Ending an intense period of quiet diplomacy, the United States condemned what it characterised as a government attempt to “shut down, intimidate and restrict the media.”
“Freedom of expression, including for members of the media, is essential to democracy,” the State Department said in a statement.
“We urge the Government… to implement court orders calling for the restoration of television broadcasts.”
Britain has echoed the US call, although both states have also condemned Mr Odinga for creating a parallel government.
Although a Kenyan activist, Okiya Omtatah, won a court ruling suspending the shutdown, the government communications authority refused to receive the written order, raising fears about the rule of law in one of Africa’s most advanced democracies.
Police first detained a courier sent by Mr Omtatah to deliver the order, and then ripped up a second copy he attempted to hand over in person.
Showing the depth of Mr Kenyatta’s fury, police have also mounted a three-day stakeout of one television station, NTV, in an attempt to arrest three of the country’s best known broadcast journalists.
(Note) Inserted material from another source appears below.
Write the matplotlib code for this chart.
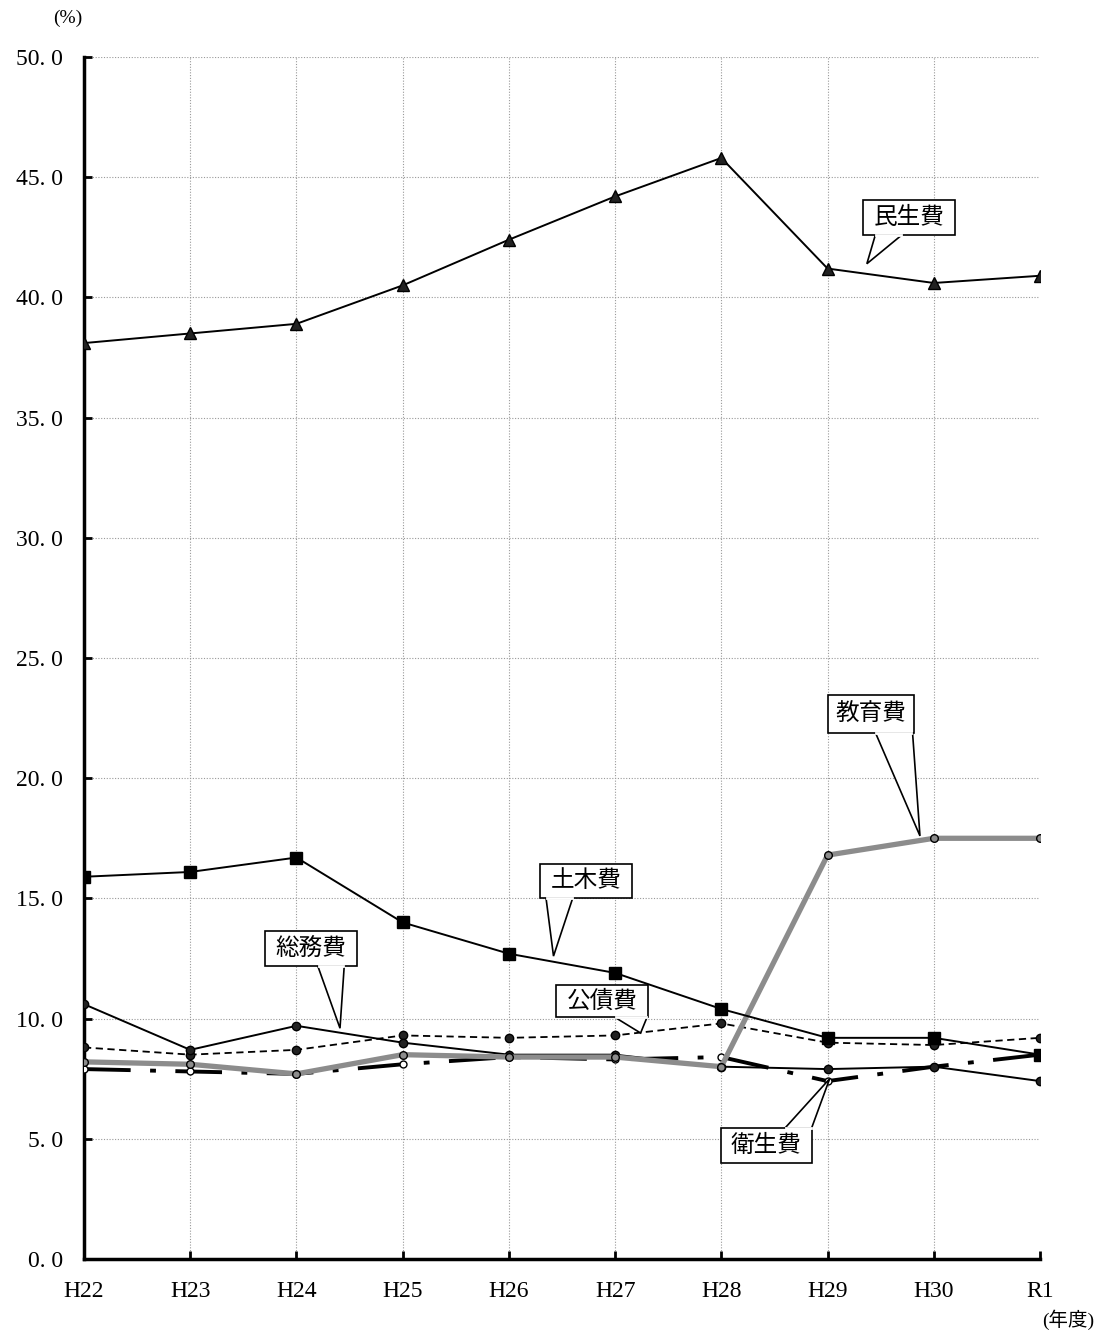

The three won a temporary reprieve when a court ordered police to question the journalists before arresting them on undisclosed charges.
An outspoken opposition figure involved in Mr Odinga’s swearing was less fortunate after police allegedly blew open the doors of his house and seized him in an early morning raid.
Miguna Miguna’s arrest prompted sometimes violent demonstrations by opposition supporters.
Police were accused of killing a 14-year-old boy when they opened fire on one group. At least 92 people have been killed in election-related violence since August.